**Objective**
Examine the material below. Gather every line in which the string "seaborn" appears.

**Dataset entries**
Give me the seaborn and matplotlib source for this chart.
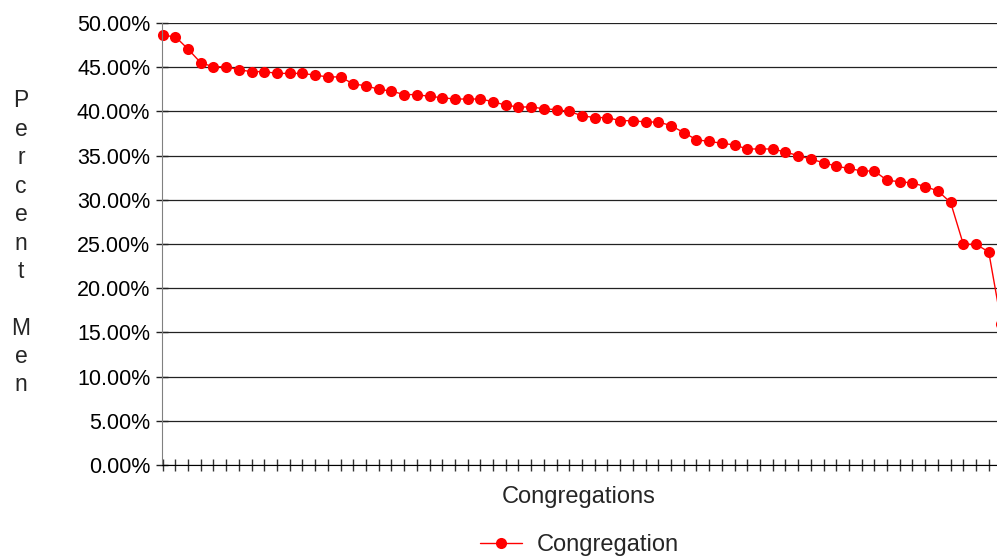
import matplotlib
matplotlib.use("Agg")
import matplotlib.pyplot as plt
import seaborn as sns
import pandas as pd
from matplotlib.ticker import PercentFormatter

# share of men per congregation, sorted high to low
pct_men = [48.6, 48.45, 47.05, 45.5, 45.05, 45.05, 44.7, 44.5, 44.5, 44.3,
           44.3, 44.3, 44.1, 43.9, 43.9, 43.1, 42.9, 42.5, 42.3, 41.9,
           41.9, 41.7, 41.55, 41.4, 41.4, 41.4, 41.1, 40.7, 40.5, 40.5,
           40.3, 40.2, 40.0, 39.5, 39.3, 39.3, 38.95, 38.95, 38.8, 38.8,
           38.4, 37.6, 36.8, 36.6, 36.4, 36.2, 35.75, 35.75, 35.75, 35.4,
           35.0, 34.6, 34.2, 33.8, 33.55, 33.26, 33.26, 32.2, 32.05, 31.9,
           31.5, 31.0, 29.7, 24.97, 24.97, 24.1, 16.0]
congregation = list(range(len(pct_men)))
y_ticks = [0, 5, 10, 15, 20, 25, 30, 35, 40, 45, 50]

df = pd.DataFrame({"Congregations": congregation,
                   "Percent Men": [v / 100 for v in pct_men]})

sns.set_style("white")
plt.rcParams["font.family"] = ["Liberation Sans", "DejaVu Sans"]

fig = plt.figure(figsize=(9.97, 5.56), dpi=100)
ax = fig.add_axes([162 / 997, (556 - 465) / 556, (997 - 162) / 997, 442 / 556])

sns.lineplot(data=df, x="Congregations", y="Percent Men", ax=ax,
             color="#ff0000", linewidth=1, marker="o", markersize=8,
             markeredgewidth=0, label="Congregation", clip_on=False)

ax.set_ylim(0, 0.5)
ax.set_xlim(-0.05, 65.65)
ax.set_yticks([t / 100 for t in y_ticks])
ax.yaxis.set_major_formatter(PercentFormatter(1.0, decimals=2))
ax.set_xticks(congregation[:66])
ax.set_xticklabels([])
ax.grid(axis="y", color="#222222", linewidth=0.9)
ax.set_axisbelow(True)

for s in ["top", "right"]:
    ax.spines[s].set_visible(False)
ax.spines["left"].set_color("#808080")
ax.spines["bottom"].set_color("black")
ax.tick_params(axis="y", direction="inout", length=9, width=1, colors="#222222",
               labelsize=15.5, pad=4, left=True)
ax.tick_params(axis="x", direction="inout", length=8, width=1, colors="#333333",
               bottom=True)
for lab in ax.get_yticklabels():
    lab.set_color("black")

ax.set_xlabel("")
ax.set_ylabel("")
fig.text(579 / 997, 1 - 497 / 556, "Congregations", ha="center", va="center",
         fontsize=17)
fig.text(21 / 997, 1 - 243 / 556, "P\ne\nr\nc\ne\nn\nt\n\nM\ne\nn",
         ha="center", va="center", fontsize=16.5, linespacing=1.3)

ax.legend(loc="center", bbox_to_anchor=(579 / 997, 1 - 545 / 556),
          bbox_transform=fig.transFigure, frameon=False, fontsize=17,
          handlelength=1.8, handletextpad=0.6, borderpad=0)

fig.savefig("out.png", dpi=100)
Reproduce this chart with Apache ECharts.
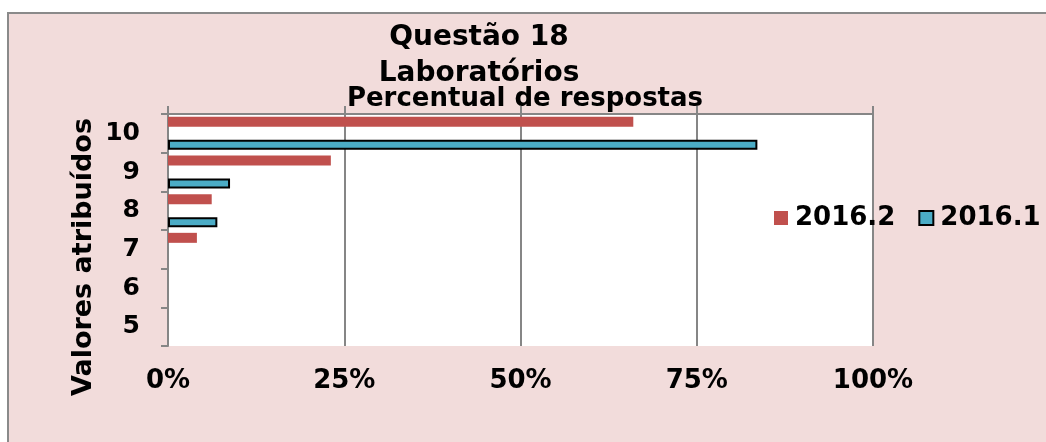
<!DOCTYPE html>
<html><head><meta charset="utf-8">
<script src="https://cdn.jsdelivr.net/npm/echarts@6/dist/echarts.min.js"></script>
<style>html,body{margin:0;padding:0;background:#fff;}#c{width:1046px;height:442px;}</style>
</head><body><div id="c"></div>
<script>
const categories = ['5', '6', '7', '8', '9', '10'];
const series2016_2 = [null, null, 4.1, 6.2, 23.1, 66.0];
const series2016_1 = [null, null, null, 7.0, 8.8, 83.6];
const xTicks = [0, 25, 50, 75, 100];
const titleText = 'Questão 18\nLaboratórios';
const subtitleText = 'Percentual de respostas';
const yAxisTitle = 'Valores atribuídos';

const FONT = 'DejaVu Sans';
const chart = echarts.init(document.getElementById('c'), null, {renderer: 'canvas'});
chart.setOption({
  backgroundColor: '#fff',
  animation: false,
  graphic: [
    {type: 'rect', z: -10, silent: true,
     shape: {x: 8, y: 13, width: 1100, height: 500},
     style: {fill: '#f2dcdb', stroke: '#8a8a8a', lineWidth: 2}},
    {type: 'text', x: 84, y: 257, rotation: Math.PI / 2,
     style: {text: yAxisTitle, font: 'bold 27px "DejaVu Sans"', fill: '#000',
             align: 'center', verticalAlign: 'middle'}}
  ],
  title: [
    {text: titleText, left: 474, top: 15, textAlign: 'center',
     textStyle: {fontFamily: FONT, fontWeight: 'bold', fontSize: 28, lineHeight: 36, color: '#000'}},
    {text: subtitleText, left: 520, top: 80, textAlign: 'center',
     textStyle: {fontFamily: FONT, fontWeight: 'bold', fontSize: 26, lineHeight: 28, color: '#000'}}
  ],
  legend: {
    data: ['2016.2', '2016.1'],
    orient: 'horizontal',
    left: 774, top: 205, padding: 0, width: 280,
    itemWidth: 14, itemHeight: 14, itemGap: 23,
    icon: 'rect',
    textStyle: {fontFamily: FONT, fontWeight: 'bold', fontSize: 26, color: '#000', padding: [0, 0, 0, 2]}
  },
  grid: {left: 168, right: 173, top: 114, bottom: 96, show: true,
         backgroundColor: '#fff', borderWidth: 0, containLabel: false},
  xAxis: [
    {type: 'value', position: 'top', min: 0, max: 100, interval: 25,
     axisLine: {show: true, lineStyle: {color: '#868686', width: 2}},
     axisTick: {show: true, length: 8, lineStyle: {color: '#868686', width: 2}},
     axisLabel: {show: false},
     splitLine: {show: true, lineStyle: {color: '#868686', width: 2}}},
    {type: 'value', position: 'bottom', min: 0, max: 100, interval: 25,
     axisLine: {show: false}, axisTick: {show: false}, splitLine: {show: false},
     axisLabel: {show: true, margin: 22, fontFamily: FONT, fontWeight: 'bold', fontSize: 26, color: '#000',
                 formatter: v => xTicks.includes(v) ? v + '%' : ''}}
  ],
  yAxis: {
    type: 'category', data: categories,
    axisLine: {show: true, lineStyle: {color: '#868686', width: 2}},
    axisTick: {show: true, length: 7, lineStyle: {color: '#868686', width: 2}},
    axisLabel: {margin: 28, fontFamily: FONT, fontWeight: 'bold', fontSize: 25, color: '#000'},
    splitLine: {show: false}
  },
  series: [
    {name: '2016.2', type: 'bar', xAxisIndex: 0, data: series2016_2,
     barWidth: 10, barGap: '130%',
     itemStyle: {color: '#c0504d'}},
    {name: '2016.1', type: 'bar', xAxisIndex: 0, data: series2016_1,
     barWidth: 10, barGap: '130%',
     itemStyle: {color: '#4bacc6', borderColor: '#000', borderWidth: 2}}
  ]
});
</script></body></html>
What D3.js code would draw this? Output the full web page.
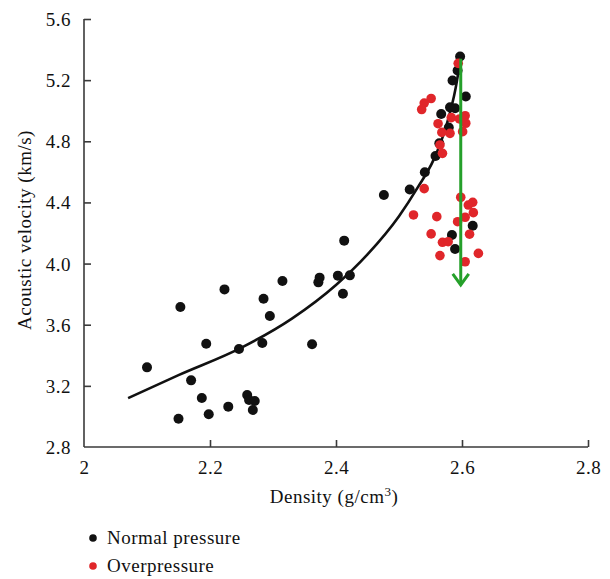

**In response**
Give me the seaborn and matplotlib source for this chart.
import seaborn as sns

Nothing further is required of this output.